Janus wasn’t as celebratory. He’d appreciated Ryler steering them during their flight from the compartmentalists—it had saved him from hesitating and allowing their enemies to gain on them. Now, inside an ancient facility that Ryler had only been able to access because of their predicament, Janus was starting to wonder if they hadn’t been had.
“What is this place?” Lira asked.
“It’s an old research outpost put here to study aberrations as a possible cure for the plague.”
“The plague?” Janus said, in spite of his misgivings. “That must make it—”
“Thousands of years old,” Ryler said with enthusiasm. “There is data here that even the Cult doesn’t have access to and equipment that will put anything the compartmentalists could throw at us to shame.”
“Hate to break it to you, mate,” Mick said, rapping the polysteel door with his knuckles. “But a fat load of good it’s going to do us if we’re stuck in here.”

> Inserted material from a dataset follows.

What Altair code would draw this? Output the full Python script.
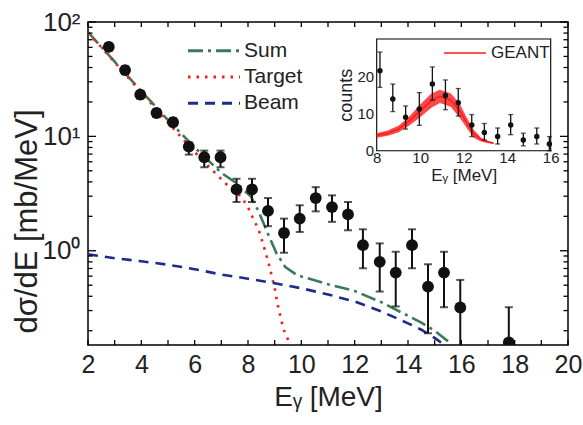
import altair as alt
import pandas as pd

FONT = "Liberation Sans"

# ---------------- main panel data ----------------
E_pts = [2.78, 3.39, 3.96, 4.57, 5.19, 5.78, 6.36, 6.97, 7.57, 8.15, 8.75, 9.35,
         9.94, 10.54, 11.15, 11.75, 12.31, 12.94, 13.54, 14.15, 14.75, 15.35, 15.96, 17.78]
Y_pts = [60.6, 38.0, 23.2, 16.0, 13.3, 8.13, 6.57, 6.57, 3.44, 3.44, 2.23, 1.43,
         1.91, 2.89, 2.41, 2.08, 1.12, 0.80, 0.644, 1.12, 0.486, 0.644, 0.319, 0.158]
Y_hi = [65.0, 41.0, 25.0, 17.3, 14.4, 8.87, 7.51, 7.51, 4.26, 4.26, 2.89, 1.91,
        2.50, 3.60, 3.05, 2.67, 1.54, 1.16, 0.98, 1.54, 0.762, 0.98, 0.556, 0.321]
Y_lo = [56.0, 35.0, 21.4, 14.8, 12.3, 6.93, 5.37, 5.37, 2.67, 2.67, 1.64, 0.961,
        1.46, 2.21, 1.79, 1.51, 0.703, 0.44, 0.326, 0.703, 0.19, 0.321, 0.10, 0.10]

E_target = [2, 3, 4, 5, 6, 6.8, 7.2, 7.6, 7.8, 8.0, 8.2, 8.4, 8.6, 8.8, 9.0, 9.1,
            9.25, 9.4, 9.65, 9.8]
Target = [81, 44.5, 24.2, 13.2, 7.3, 4.7, 3.8, 3.2, 2.85, 2.4, 1.9, 1.52, 1.08, 0.74,
          0.47, 0.35, 0.245, 0.185, 0.146, 0.13]

E_sum = [2, 3, 4, 5, 6, 7, 7.5, 7.7, 8.1, 8.4, 8.75, 9.07, 9.4, 9.85, 10.4, 11, 12,
         13, 14, 14.5, 15, 15.5]
Sum = [81.5, 45, 24.8, 13.9, 8.0, 4.8, 4.0, 3.6, 3.0, 2.2, 1.4, 0.95, 0.72, 0.61,
       0.56, 0.51, 0.445, 0.355, 0.27, 0.235, 0.2, 0.162]

E_beam = [2, 3, 4, 5, 6, 7, 8, 9, 10, 11, 12, 13, 14, 14.5, 15, 15.5]
Beam = [0.93, 0.86, 0.81, 0.755, 0.69, 0.62, 0.57, 0.52, 0.47, 0.415, 0.36, 0.295,
        0.232, 0.204, 0.173, 0.142]

series_names = ["Sum", "Target", "Beam"]
series_colors = ["#3b7a57", "#ff1a1a", "#1f2a8f"]
series_dash = [[15, 5, 3, 5], [2.5, 6], [10, 7]]

x_domain = [2, 20]
y_domain = [0.15, 100]
x_labels = [2, 4, 6, 8, 10, 12, 14, 16, 18, 20]
x_ticks = list(range(2, 21))
y_major = [1, 10, 100]
y_minor = [0.2, 0.3, 0.4, 0.5, 0.6, 0.7, 0.8, 0.9, 2, 3, 4, 5, 6, 7, 8, 9,
           20, 30, 40, 50, 60, 70, 80, 90]

# ---------------- inset data ----------------
E_ins = [8.15, 8.74, 9.33, 9.96, 10.56, 11.16, 11.75, 12.37, 12.95, 13.56, 14.16,
         14.74, 15.36, 15.94]
C_ins = [21.5, 13.9, 9.0, 11.2, 17.9, 14.8, 12.9, 6.9, 4.9, 3.8, 6.9, 2.9, 3.8, 1.8]
C_hi = [26.5, 17.9, 12.0, 15.6, 22.5, 19.0, 16.7, 9.7, 7.3, 6.1, 9.7, 4.7, 6.1, 3.8]
C_lo = [17.0, 10.5, 5.8, 6.8, 13.6, 11.0, 9.3, 3.8, 2.9, 1.8, 4.3, 1.3, 1.8, 0.0]

E_geant = [8.0, 8.5, 9.0, 9.5, 10.0, 10.5, 10.9, 11.4, 11.8, 12.15, 12.45, 12.8,
           13.1, 13.37]
G_mid = [4.1, 4.7, 5.8, 8.0, 10.7, 13.4, 14.6, 13.6, 10.9, 7.4, 4.6, 3.0, 2.4, 2.0]
G_lo = [3.5, 4.0, 4.9, 6.8, 9.0, 11.5, 12.8, 11.8, 9.0, 6.0, 3.5, 2.5, 2.1, 1.8]
G_hi = [4.7, 5.4, 6.7, 9.2, 12.4, 15.3, 16.4, 15.4, 12.8, 8.8, 5.7, 3.5, 2.7, 2.2]

ins_x_domain = [8, 16]
ins_y_domain = [0, 30]
ins_x_labels = [8, 10, 12, 14, 16]
ins_y_labels = [0, 10, 20]

# ---------------- layout ----------------
W, H = 480, 323
PAD = {"left": 88, "top": 22, "right": 15, "bottom": 80}
INS_X_RANGE = [288.7, 462.7]
INS_Y_RANGE = [128.7, 17.0]
LEG_Y_RANGE = [28.7, 81.3]
LEG_LINE = (100, 152)
LEG_TEXT_X = 156
TICK_MINOR, TICK_MAJOR, TICK_X = 4.5, 8, 5

xs = alt.Scale(domain=x_domain, nice=False, zero=False)
ys = alt.Scale(type="log", domain=y_domain, nice=False)
color_scale = alt.Scale(domain=series_names, range=series_colors)
dash_scale = alt.Scale(domain=series_names, range=series_dash)

# ---------------- tables ----------------
pts_df = pd.DataFrame({"E": E_pts, "y": Y_pts, "hi": Y_hi, "lo": Y_lo})
curves_df = pd.concat([
    pd.DataFrame({"E": E_sum, "v": Sum, "series": "Sum"}),
    pd.DataFrame({"E": E_target, "v": Target, "series": "Target"}),
    pd.DataFrame({"E": E_beam, "v": Beam, "series": "Beam"}),
], ignore_index=True)
legend_df = pd.DataFrame({"series": series_names, "row": list(range(len(series_names)))})
xt_df = pd.DataFrame({"t": x_ticks})
ymin_df = pd.DataFrame({"t": y_minor})
ymaj_df = pd.DataFrame({"t": y_major})

x_main = alt.X("E:Q", scale=xs, axis=alt.Axis(
    values=x_labels, ticks=False, domain=False, grid=False, labelFontSize=25,
    labelPadding=7, labelFlush=False, title="Eᵧ [MeV]", titleFontSize=28,
    titlePadding=6))
y_main = alt.Y("v:Q", scale=ys, axis=alt.Axis(
    values=y_major, ticks=False, domain=False, grid=False, labelFontSize=26,
    labelPadding=8,
    labelExpr="datum.value == 1 ? '10⁰' : (datum.value == 10 ? '10¹' : '10²')",
    title="dσ/dE [mb/MeV]", titleFontSize=31, titleX=-61, titleY=199,
    titleBaseline="middle", titleAngle=270))

curves = alt.Chart(curves_df).mark_line(strokeWidth=2.6, clip=True).encode(
    x=x_main,
    y=y_main,
    color=alt.Color("series:N", scale=color_scale, legend=None),
    strokeDash=alt.StrokeDash("series:N", scale=dash_scale, legend=None),
    detail="series:N",
)

bars = alt.Chart(pts_df).mark_rule(strokeWidth=2, color="#111111", clip=True).encode(
    x=alt.X("E:Q", scale=xs), y=alt.Y("lo:Q", scale=ys), y2="hi:Q")
cap_hi = alt.Chart(pts_df).mark_tick(orient="horizontal", size=8, thickness=2,
                                     color="#111111", clip=True).encode(
    x=alt.X("E:Q", scale=xs), y=alt.Y("hi:Q", scale=ys))
cap_lo = alt.Chart(pts_df).mark_tick(orient="horizontal", size=8, thickness=2,
                                     color="#111111", clip=True).encode(
    x=alt.X("E:Q", scale=xs), y=alt.Y("lo:Q", scale=ys))
dots = alt.Chart(pts_df).mark_circle(size=140, color="#111111", opacity=1, clip=True).encode(
    x=alt.X("E:Q", scale=xs), y=alt.Y("y:Q", scale=ys))

main = alt.layer(curves, bars, cap_hi, cap_lo, dots)

# ---------------- inward frame ticks (own layer, same scales) ----------------
tick_style = dict(strokeWidth=1.3, color="black")
tb = alt.Chart(xt_df).mark_rule(**tick_style).encode(
    x=alt.X("t:Q", scale=xs, axis=None), y=alt.value(H), y2=alt.value(H - TICK_X))
tt = alt.Chart(xt_df).mark_rule(**tick_style).encode(
    x=alt.X("t:Q", scale=xs, axis=None), y=alt.value(0), y2=alt.value(TICK_X))
tl_min = alt.Chart(ymin_df).mark_rule(**tick_style).encode(
    y=alt.Y("t:Q", scale=ys, axis=None), x=alt.value(0), x2=alt.value(TICK_MINOR))
tr_min = alt.Chart(ymin_df).mark_rule(**tick_style).encode(
    y=alt.Y("t:Q", scale=ys, axis=None), x=alt.value(W), x2=alt.value(W - TICK_MINOR))
tl_maj = alt.Chart(ymaj_df).mark_rule(**tick_style).encode(
    y=alt.Y("t:Q", scale=ys, axis=None), x=alt.value(0), x2=alt.value(TICK_MAJOR))
tr_maj = alt.Chart(ymaj_df).mark_rule(**tick_style).encode(
    y=alt.Y("t:Q", scale=ys, axis=None), x=alt.value(W), x2=alt.value(W - TICK_MAJOR))
ticks_layer = alt.layer(tb, tt, tl_min, tr_min, tl_maj, tr_maj)

# ---------------- main legend (Sum / Target / Beam) ----------------
ly = alt.Y("row:Q", scale=alt.Scale(domain=[0, len(series_names) - 1], range=LEG_Y_RANGE,
                                    nice=False, zero=False), axis=None)
leg_lines = alt.Chart(legend_df).mark_rule(strokeWidth=3).encode(
    y=ly, x=alt.value(LEG_LINE[0]), x2=alt.value(LEG_LINE[1]),
    color=alt.Color("series:N", scale=color_scale, legend=None),
    strokeDash=alt.StrokeDash("series:N", scale=dash_scale, legend=None))
leg_text = alt.Chart(legend_df).mark_text(
    align="left", baseline="middle", font=FONT, fontSize=21, color="#222222").encode(
    y=ly, x=alt.value(LEG_TEXT_X), text="series:N")
legend_layer = alt.layer(leg_lines, leg_text)

# ---------------- inset ----------------
xs_in = alt.Scale(domain=ins_x_domain, range=INS_X_RANGE, nice=False, zero=False)
ys_in = alt.Scale(domain=ins_y_domain, range=INS_Y_RANGE, nice=False, zero=False)

frame_df = pd.DataFrame({"x0": [ins_x_domain[0]], "x1": [ins_x_domain[1]],
                         "y0": [ins_y_domain[0]], "y1": [ins_y_domain[1]]})
frame = alt.Chart(frame_df).mark_rect(fill="white", stroke="black", strokeWidth=1.1).encode(
    x=alt.X("x0:Q", scale=xs_in, axis=alt.Axis(
        orient="bottom", offset=INS_Y_RANGE[0] - H, values=ins_x_labels, format="d",
        ticks=False, domain=False, grid=False, labelFontSize=15, labelPadding=0,
        labelFlush=False, title="Eᵧ [MeV]", titleFontSize=17, titlePadding=2, zindex=1)),
    x2="x1:Q",
    y=alt.Y("y0:Q", scale=ys_in, axis=alt.Axis(
        orient="left", offset=-INS_X_RANGE[0], values=ins_y_labels, format="d",
        ticks=False, domain=False, grid=False, labelFontSize=15, labelPadding=3,
        title="counts", titleFontSize=18, titlePadding=2, zindex=1)),
    y2="y1:Q",
)

geant_df = pd.DataFrame({"E": E_geant, "mid": G_mid, "lo": G_lo, "hi": G_hi, "name": "GEANT"})
band = alt.Chart(geant_df).mark_area(color="#ff1a1a", opacity=0.8).encode(
    x=alt.X("E:Q", scale=xs_in), y=alt.Y("lo:Q", scale=ys_in), y2="hi:Q")
gline = alt.Chart(geant_df).mark_line(strokeWidth=1.5).encode(
    x=alt.X("E:Q", scale=xs_in), y=alt.Y("mid:Q", scale=ys_in),
    color=alt.Color("name:N", scale=alt.Scale(domain=["GEANT"], range=["#ff1a1a"]),
                    legend=alt.Legend(orient="none", legendX=355, legendY=9, title=None,
                                      symbolType="stroke", symbolSize=1764,
                                      symbolStrokeWidth=1.5, labelFont=FONT,
                                      labelFontSize=17, labelColor="#222222",
                                      labelOffset=4, padding=0)))

ins_df = pd.DataFrame({"E": E_ins, "c": C_ins, "hi": C_hi, "lo": C_lo})
ibars = alt.Chart(ins_df).mark_rule(strokeWidth=1.3, color="#111111").encode(
    x=alt.X("E:Q", scale=xs_in), y=alt.Y("lo:Q", scale=ys_in), y2="hi:Q")
icap_hi = alt.Chart(ins_df).mark_tick(orient="horizontal", size=5, thickness=1.3,
                                      color="#111111").encode(
    x=alt.X("E:Q", scale=xs_in), y=alt.Y("hi:Q", scale=ys_in))
icap_lo = alt.Chart(ins_df).mark_tick(orient="horizontal", size=5, thickness=1.3,
                                      color="#111111").encode(
    x=alt.X("E:Q", scale=xs_in), y=alt.Y("lo:Q", scale=ys_in))
idots = alt.Chart(ins_df).mark_circle(size=30, color="#111111", opacity=1).encode(
    x=alt.X("E:Q", scale=xs_in), y=alt.Y("c:Q", scale=ys_in))

inset = alt.layer(frame, band, gline, ibars, icap_hi, icap_lo, idots)

chart = alt.layer(main, ticks_layer, legend_layer, inset).resolve_scale(
    x="independent", y="independent", color="independent", strokeDash="independent"
).resolve_legend(color="independent").properties(
    width=W, height=H, padding=PAD, autosize=alt.AutoSizeParams(type="none"),
    background="white",
).configure(font=FONT).configure_view(stroke="black", strokeWidth=1.5).configure_axis(
    labelColor="#222222", titleColor="#222222", labelFont=FONT, titleFont=FONT,
    titleFontWeight="normal",
)

chart.save("out.html", embed_options={"renderer": "svg", "actions": False})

There was no deterring Ryler, though. Janus hadn’t seen his friend this excited in a long time. “That’s the beauty of it, though. The scientist who ran this lab didn’t want to have to trek through the Dead Fields to conduct her studies, so she had a mass conveyance system built to move from one location to another.”
“So you can get us out of here?” Mick asked.
Ryler put his arm around Mick’s shoulders, and the Hunter didn’t stop him. “Faster than you can say magnetic-levitation train.”